Et Mgr Zen de relever point par point la suite des évènements : fin 2023, la première partie du synode se termine par un résumé qui ne reprend pas l’acronyme LGBTQ, « apparu fièrement dans les documents synodaux ». Ensuite la déclaration de Mgr Fernandez, Fiducia Supplicans, est présentée par le préfet comme suffisamment claire pour ne pas la discuter davantage : « “Ils” ont décidé de ne pas consulter les évêques sur cette question pendant le synode. C’est d’une incroyable arrogance ! » Enfin une grande confusion s’ensuit, avec pour toute réponse de Mgr Fernandez une « compréhension » sans rétractation. D’où l’insistance de Mgr Zen : oui ou non ce problème va-t-il être discuté à l’assemblée du synode ? Ou sera-t-il abordé dans les dix groupes de travail prévus par le pape pour traiter de problèmes particuliers, et qui rendront leurs conclusions d’ici le milieu de l’année 2025 ? Mgr Zen plaide clairement pour que ce sujet des unions de même sexe soit renvoyé sine die. À défaut de quoi, prévient le vieux sage, « l’avenir de l’Église ne sera pas clair parce que les quelques religieux et amis du pape qui insistent sur les changements de la tradition dans ce domaine continueront de pousser leurs plans avec force. » Il va même plus loin et s’indigne : en dehors de la salle du synode, ces promoteurs du changement ont leur agenda, un groupe de l’organisation américaine New Ways ministry, qui se fait l’avocat des transgenres, ayant même été chaleureusement reçu par le Pape le 12 octobre.

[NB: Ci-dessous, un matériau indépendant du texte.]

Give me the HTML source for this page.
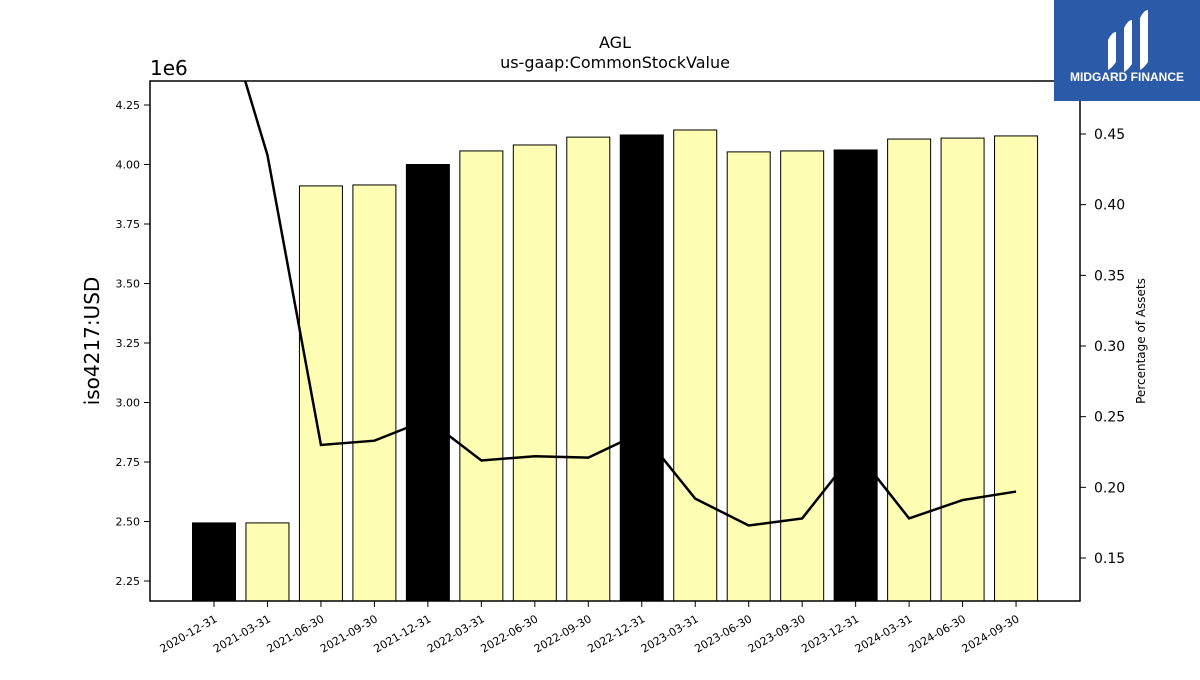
<!DOCTYPE html>
<html><head><meta charset="utf-8"><style>
body{margin:0;background:#fff;font-family:"Liberation Sans","DejaVu Sans",sans-serif}
svg text{font-family:"DejaVu Sans","Liberation Sans",sans-serif}
</style></head><body>
<svg id="c" width="1200" height="675">
<rect x="0" y="0" width="1200" height="675" fill="#fff"/>
<g id="bars"></g>
<g id="lineg"></g>
<rect x="150" y="81" width="930" height="520" fill="none" stroke="#000" stroke-width="1.5"/>
<g id="axes"></g>
<text x="615" y="48" text-anchor="middle" font-size="16">AGL</text>
<text x="615" y="68" text-anchor="middle" font-size="16">us-gaap:CommonStockValue</text>
<text x="150" y="75" font-size="20">1e6</text>
<text transform="translate(99,341) rotate(-90)" text-anchor="middle" font-size="20">iso4217:USD</text>
<text transform="translate(1145,341) rotate(-90)" text-anchor="middle" font-size="12">Percentage of Assets</text>
<g>
<rect x="1054" y="0" width="146" height="101" fill="#2b5aa8"/>
<path d="M1108 40 q4-8 8-8 v30 q-4 6-8 8z M1124 28 q4-8 8-8 v44 q-4 6-8 8z M1140 18 q4-8 8-8 v52 q-4 6-8 8z" fill="#fff"/>
<text x="1127" y="81" text-anchor="middle" font-size="12" font-weight="bold" fill="#fff" style="font-family:'Liberation Sans',sans-serif">MIDGARD FINANCE</text>
</g>
</svg>
<script>
const categories=["2020-12-31","2021-03-31","2021-06-30","2021-09-30","2021-12-31","2022-03-31","2022-06-30","2022-09-30","2022-12-31","2023-03-31","2023-06-30","2023-09-30","2023-12-31","2024-03-31","2024-06-30","2024-09-30"];
const values=[2.494,2.494,3.91,3.914,4.0,4.057,4.082,4.115,4.124,4.145,4.053,4.057,4.061,4.107,4.111,4.12];
const pct=[0.561,0.435,0.23,0.233,0.248,0.219,0.222,0.221,0.239,0.192,0.173,0.178,0.226,0.178,0.191,0.197];
const leftTicks=[2.25,2.5,2.75,3.0,3.25,3.5,3.75,4.0,4.25];
const rightTicks=[0.15,0.2,0.25,0.3,0.35,0.4,0.45];
const NS="http://www.w3.org/2000/svg";
const X0=150,X1=1080,Y0=81,Y1=601;
const yL=v=>581-(v-2.25)*238;
const yR=v=>558-(v-0.15)*1413.33;
const xC=i=>214+i*53.47;
const bars=document.getElementById('bars'),axes=document.getElementById('axes'),lg=document.getElementById('lineg');
function mk(t,a,p){const e=document.createElementNS(NS,t);for(const k in a)e.setAttribute(k,a[k]);p.appendChild(e);return e;}
categories.forEach((c,i)=>{
 const top=yL(values[i]);
 const r=mk('rect',{x:xC(i)-21.5,y:top,width:43,height:Y1-top,fill:c.endsWith('12-31')?'#000':'#fdfdb3',stroke:'#000','stroke-width':1},bars);
 
 
 const t=mk('line',{x1:xC(i),x2:xC(i),y1:Y1,y2:Y1+6,stroke:'#000'},axes);
 
 
 const l=mk('text',{'font-size':11,'text-anchor':'end',transform:`translate(${xC(i)+4},${Y1+20}) rotate(-30)`},axes);
 l.textContent=c;
 
 
});
mk('clipPath',{id:'clp'},lg);
mk('rect',{x:X0,y:Y0,width:X1-X0,height:Y1-Y0},document.getElementById('clp'));
const pl=mk('polyline',{points:pct.map((v,i)=>xC(i)+','+yR(v)).join(' '),fill:'none',stroke:'#000','stroke-width':2.5,'clip-path':'url(#clp)'},lg);


leftTicks.forEach(v=>{
 const y=yL(v);
 const t=mk('line',{x1:X0-6,x2:X0,y1:y,y2:y,stroke:'#000'},axes);
 
 
 const l=mk('text',{x:X0-10,y:y+4,'font-size':11,'text-anchor':'end'},axes);
 l.textContent=v.toFixed(2);
 
 
});
rightTicks.forEach(v=>{
 const y=yR(v);
 const t=mk('line',{x1:X1,x2:X1+6,y1:y,y2:y,stroke:'#000'},axes);
 
 
 const l=mk('text',{x:X1+14,y:y+5,'font-size':14},axes);
 l.textContent=v.toFixed(2);
 
 
});
</script>
</body></html>
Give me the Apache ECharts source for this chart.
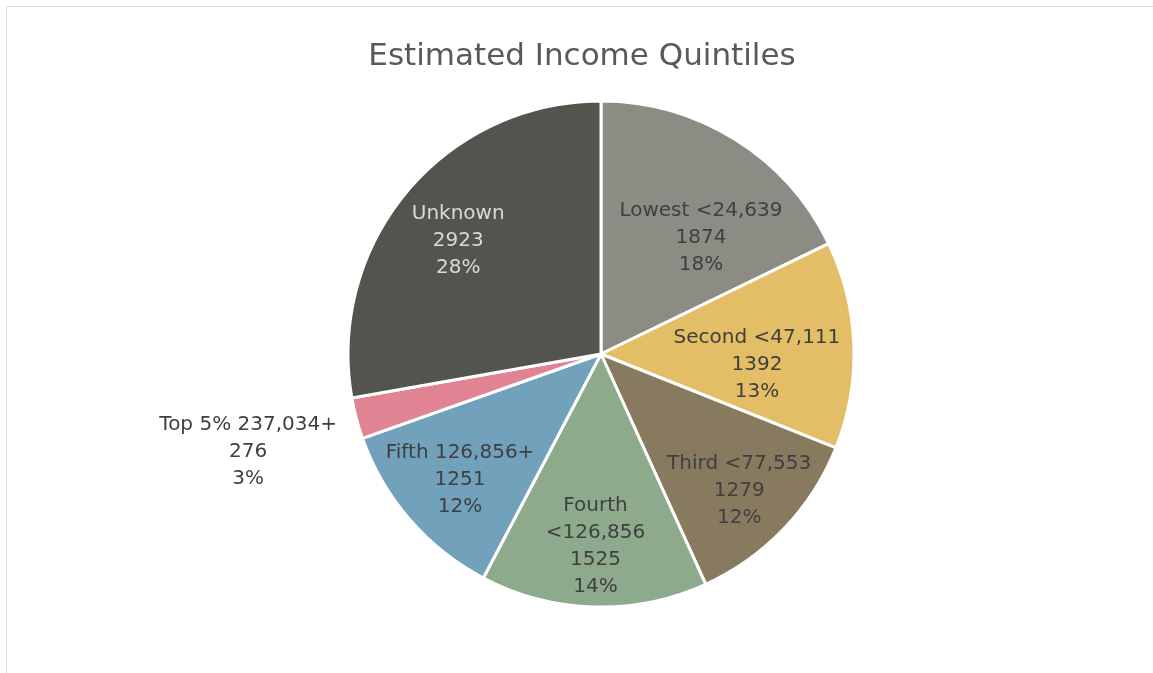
<!DOCTYPE html>
<html>
<head>
<meta charset="utf-8">
<script src="https://cdn.jsdelivr.net/npm/echarts@6/dist/echarts.min.js"></script>
<style>
  html, body { margin: 0; padding: 0; background: #fff; }
  #chart { width: 1153px; height: 673px; }
</style>
</head>
<body>
<div id="chart"></div>
<script>
// Quintile categories, household counts and slice colours
const categories = ['Lowest <24,639', 'Second <47,111', 'Third <77,553', 'Fourth\n<126,856', 'Fifth 126,856+', 'Top 5% 237,034+', 'Unknown'];
const counts = [1874, 1392, 1279, 1525, 1251, 276, 2923];
const colors = ['#8c8c84', '#e4be66', '#877a5f', '#8dab8c', '#72a1bc', '#e08393', '#53544e'];
const labelColors = ['#3f3f3f', '#3f3f3f', '#3f3f3f', '#3f3f3f', '#3f3f3f', '#3f3f3f', '#d9d9d9'];
// label placement: distance from the centre as a share of the radius, and a small turn (degrees)
const labelReach = [0.605, 0.618, 0.769, 0.759, 0.747, 1.447, 0.719];
const labelTurn = [8.7, 6.1, 1.1, 0, -0.9, -0.7, -1.7];

const CX = 601, CY = 354, R = 253;
const FONT = 'DejaVu Sans';
const total = counts.reduce((a, b) => a + b, 0);

// mid-angle of each slice, clockwise from 12 o'clock
const midAngles = [];
let acc = 0;
counts.forEach(v => { midAngles.push((acc + v / 2) / total * 360); acc += v; });

const chart = echarts.init(document.getElementById('chart'), null, { renderer: 'canvas' });
chart.setOption({
  animation: false,
  title: {
    text: 'Estimated Income Quintiles',
    left: 577, top: 36, textAlign: 'center',
    textStyle: { fontFamily: FONT, fontWeight: 'normal', fontSize: 31, color: '#595959' }
  },
  graphic: [{
    type: 'rect', silent: true,
    shape: { x: 6.5, y: 6.5, width: 1160, height: 680 },
    style: { fill: 'none', stroke: '#d9d9d9', lineWidth: 1 }
  }],
  series: [{
    type: 'pie',
    center: [CX, CY],
    radius: [0, R],
    startAngle: 90,
    clockwise: true,
    label: {
      show: true,
      position: 'inside',
      fontFamily: FONT,
      fontSize: 20,
      lineHeight: 27,
      align: 'center',
      formatter: p => p.name + '\n' + p.value + '\n' + Math.round(p.value / total * 100) + '%'
    },
    labelLine: { show: false },
    labelLayout: p => {
      const i = p.dataIndex;
      const a = (midAngles[i] + labelTurn[i]) * Math.PI / 180;
      const d = labelReach[i] * R;
      return {
        x: CX + d * Math.sin(a),
        y: CY - d * Math.cos(a),
        align: 'center',
        verticalAlign: 'middle'
      };
    },
    itemStyle: { borderColor: '#ffffff', borderWidth: 3 },
    data: categories.map((name, i) => ({
      name, value: counts[i],
      itemStyle: { color: colors[i] },
      label: { color: labelColors[i] }
    }))
  }]
});
</script>
</body>
</html>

Un synode qui n’est plus un synode d’évêques !
Le synode lui-même a été organisé à une échelle inédite avec force consultations des églises locales et conférences continentales. Mgr Zen pointe du doigt Mgr Grech : « Au plan continental, il était clair que le secrétariat général contrôlait étroitement les procédures : le partage était mis en avant tandis que la discussion était évitée ». Or selon lui c’est la même méthode utilisée dans les rencontres du synode.
Mgr Zen compte 96 participants non-évêques, soit 26 % des votants. Pour le dire autrement, il y a 272 évêques sur 368 participants : « De toute évidence, le but du Synode était de doubler la hiérarchie de l’Église et d’implanter un système démocratique ». Et cela est contraire au synode des évêques tel que voulu par Paul VI qui devait permettre au pape d’écouter ses frères évêques : « Avec les « non-évêques » qui votent, ce n’est plus un synode d’évêques ».
Avec humour, Mgr Zen raille les réunions autour de tables rondes qui se déroulent comme de chaleureuses réunions de famille, sous la houlette d’un modérateur qui les entraîne à se connecter à l’Esprit Saint… « Plus de prière, plus de partage, moins de débats », résume-t-il, caustique. Il espèrait au moins que les non-évêques ne voteraient pas avec les évêques. Et appelle à revenir aux méthodes du concile prévues par Paul VI !
Sa dernière inquiétude concerne les changements qui pourraient se produire dans les églises locales, avec une indépendance accrue dans le domaine de la doctrine de la Foi. Cela signerait la fin de l’Église catholique. Il vient d’ailleurs de publier un livre (pas encore traduit en français) intitulé Une, sainte, catholique et apostolique. De l’Église des apôtres à l’Église « synodale ».
Quid des deux évêques chinois invités au synode ?
Ce même 17 octobre, c’est le biographe de saint Jean-Paul II, Georges Weigel, qui enfonce le clou dans un article paru dans l’organe conservateur américain The Wall Street Journal. À l’invitation personnelle du pape François, Mgr Vincent Zhan Silu, évêque du diocèse de Funing/Mindong, et Mgr Joseph Yang Yonquiang, du diocèse de Hangzhou, ont passé le mois d’octobre à Rome.
Zhan a été appointé par la Chine en 2000 et a encouru l’excommunication pour avoir accepté de consacrer un évêque sans autorisation du pape. Il s’est réconcilié avec l’Église en 2018 mais un an plus tard il déclarait publiquement « porter la sinisation de la religion avec détermination » et « continuer à suivre un chemin conforme à la société socialiste ». Yang est vice-président de l’Association Patriotique Catholique Chinoise inféodée au régime communiste depuis sa création en 1957. Il est un produit de l’Église officielle alors que l’Église souterraine est en butte aux persécutions, surtout depuis l’accord secret de la Chine avec le Vatican signé en 2018, renouvelé en 2021.
Le fin connaisseur des pontificats de saint Jean-Paul II puis de Benoît XVI qu’est Georges Weigel avance deux explications aux erreurs de cette diplomatie vaticane qui ne retient pas les leçons de l’échec cuisant de l’Ostpolitik menée par Rome dans les années 60-70, avec une infiltration de l’Église par les communistes. La première est que l’Académie ecclésiastique pontificale enseigne aux jeunes diplomates du Vatican que l’Ostpolitik a été un succès.
La seconde est l’inexpérience du pape François à son accession au trône de Saint Pierre en 2013. Un pape qui n’a pas l’air inquiet du projet de sinisation à marche forcée de Xi Jinping, souligne Georges Weigel, ni du poids de son régime dans la nomination des évêques chinois, alors que le Code de droit canonique établit clairement que « les droits et privilèges de l’élection, de la nomination et de la présentation ou de la désignation des évêques ne sauraient être concédés à des autorités civiles ». Le pape a parfois refusé de recevoir Mgr Zen, le grain de sable dans l’engrenage, qui affirme craindre plus le synode que le communisme.